Unlike 'professional' investors who manage primarily the funds of others, you're motivated to put your own money at risk on people, ideas, markets and plans you believe in. Way to go!  You're an Angel Investor.

As an angel investor, your biggest challenges arise from identify key success factors in markets that may not be your own (which is why the vast majority of investors stick with markets and channels they know). Like in the earlier phases, there are a number of restrictions and regulations that govern how you can invest your money, or organize people to invest with you. And, as in the other phases, networking with like-minded investors is critical to managing your risk and making successful investments. 

What Investors Should Focus On

​· Marketplace and Innovation Awareness: anticipating trends replaces recognizing trends

​· Practice Investing: like stock market investors paper-trade, make a few 'paper investments' in deals other angel investors you know are getting into, before jumping in with your wallet

· Mitigate Tax Consequences: Consider creating a charitable trust, ​and make your investments after consulting with your tax advisor

Conclusion and Action Step
The Investor Phase is about giving back, and making a return on your time and money while you make an impact. Now, you'll network with other Angel Investors individually and through organizations such as the national Angel Capital Association. You'll learn the joys of mentorship, and being accumulating stories of young men and women who, in part, owe their success to you.

(5) The Philanthropist Stage

Eventually, investors want to make an even bigger direct impact on others. Here is where most entrepreneurs are misunderstood: almost all entrepreneurs want to make a positive impact on others -- very few do what they do to chase a dollar. Here, the nature of the desired impact changes as a result of both financial success, and the realization that we have limited time on this planet.  

At this stage, you simply get tired of watching your investments take time to grow. Now, you take responsibility for making a direct improvement "now," even if perhaps a larger impact could be made over time some other way.

As a philanthropist, your biggest challenges arise from (1) not being taken advantage of (conmen thrive in the philanthropic world), and (2) the personal relationships that you will often upend by your charity (yes, some friends and family members will be offended that you've financially supported a cause, and not their cause). 

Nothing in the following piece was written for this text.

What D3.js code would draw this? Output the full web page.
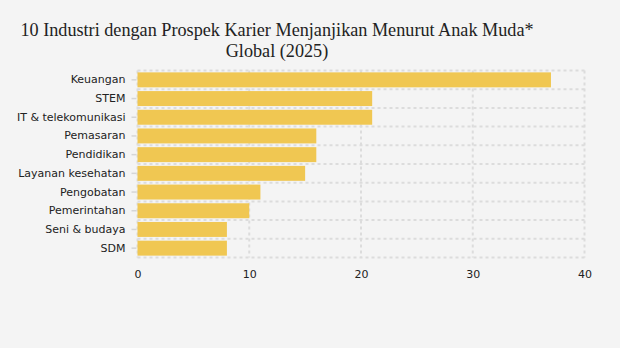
<!DOCTYPE html>
<html>
<head>
<meta charset="utf-8">
<script src="https://cdn.jsdelivr.net/npm/d3@7"></script>
<style>
  html, body { margin: 0; padding: 0; background: #f4f4f4; }
  svg { display: block; }
</style>
</head>
<body>
<div id="chart"></div>
<script>
// Industries ranked by share of young people citing promising career prospects
const categories = ["Keuangan", "STEM", "IT & telekomunikasi", "Pemasaran", "Pendidikan",
  "Layanan kesehatan", "Pengobatan", "Pemerintahan", "Seni & budaya", "SDM"];
const values = [37, 21, 21, 16, 16, 15, 11, 10, 8, 8];
const xTicks = [0, 10, 20, 30, 40];
const titleLines = ["10 Industri dengan Prospek Karier Menjanjikan Menurut Anak Muda*", "Global (2025)"];

const W = 620, H = 348;
const margin = { top: 70.5, right: 35.5, bottom: 90.5, left: 137.5 };

const svg = d3.select("#chart").append("svg")
  .attr("width", W).attr("height", H);

svg.append("rect").attr("width", W).attr("height", H).attr("fill", "#f4f4f4");

const x = d3.scaleLinear().domain([0, 40]).range([margin.left, W - margin.right]);
const y = d3.scaleBand().domain(categories).range([margin.top, H - margin.bottom]).paddingInner(0.2).paddingOuter(0.1);

// Title
svg.append("text")
  .attr("x", 277).attr("y", 36)
  .attr("text-anchor", "middle")
  .attr("font-family", "'Liberation Serif', 'Times New Roman', serif")
  .attr("font-size", 18.2)
  .attr("fill", "#222")
  .selectAll("tspan").data(titleLines).join("tspan")
  .attr("x", 277).attr("dy", (d, i) => i === 0 ? 0 : 21)
  .text(d => d);

const gridColor = "#dcdcdc";
const dash = "3,3";

// Horizontal gridlines at category boundaries
const bounds = d3.range(categories.length + 1).map(i => margin.top + i * (H - margin.bottom - margin.top) / categories.length);
svg.append("g").selectAll("line").data(bounds).join("line")
  .attr("x1", x(0)).attr("x2", x(40))
  .attr("y1", d => d).attr("y2", d => d)
  .attr("stroke", gridColor).attr("stroke-width", 2).attr("stroke-dasharray", dash);

// Vertical gridlines
svg.append("g").selectAll("line").data(xTicks).join("line")
  .attr("x1", d => x(d)).attr("x2", d => x(d))
  .attr("y1", margin.top).attr("y2", H - margin.bottom)
  .attr("stroke", gridColor).attr("stroke-width", 2).attr("stroke-dasharray", dash);

// Bars
svg.append("g").selectAll("rect").data(categories).join("rect")
  .attr("x", x(0))
  .attr("y", d => y(d))
  .attr("width", (d, i) => x(values[i]) - x(0))
  .attr("height", y.bandwidth())
  .attr("fill", "#f0c752");

// Y axis
const yAxis = svg.append("g")
  .attr("transform", `translate(${margin.left - 1},0)`)
  .call(d3.axisLeft(y).tickSize(5).tickPadding(6));
yAxis.select(".domain").remove();
yAxis.selectAll(".tick line").attr("stroke", "#d6d6d6").attr("stroke-width", 1.5);
yAxis.selectAll(".tick text")
  .attr("font-family", "'DejaVu Sans', Verdana, sans-serif")
  .attr("font-size", 11).attr("fill", "#222");

// X axis
const xAxis = svg.append("g")
  .attr("transform", `translate(0,${H - margin.bottom})`)
  .call(d3.axisBottom(x).tickValues(xTicks).tickSize(0).tickPadding(13));
xAxis.select(".domain").remove();
xAxis.selectAll(".tick text")
  .attr("font-family", "'DejaVu Sans', Verdana, sans-serif")
  .attr("font-size", 11).attr("fill", "#222");
</script>
</body>
</html>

What Entrepreneurial Solopreneurs Should Focus On &
 Conclusion and Action Step

Advising philanthropist is beyond my comfort zone, however, there is a large body of evidence that a cheerful giving heart is literally helpful for your mental, emotional, and physical health. So my advice is for all entrepreneurs: practice giving your time an money -- even $10 -- weekly. Start giving now, since you don't have to wait to reap these blessings.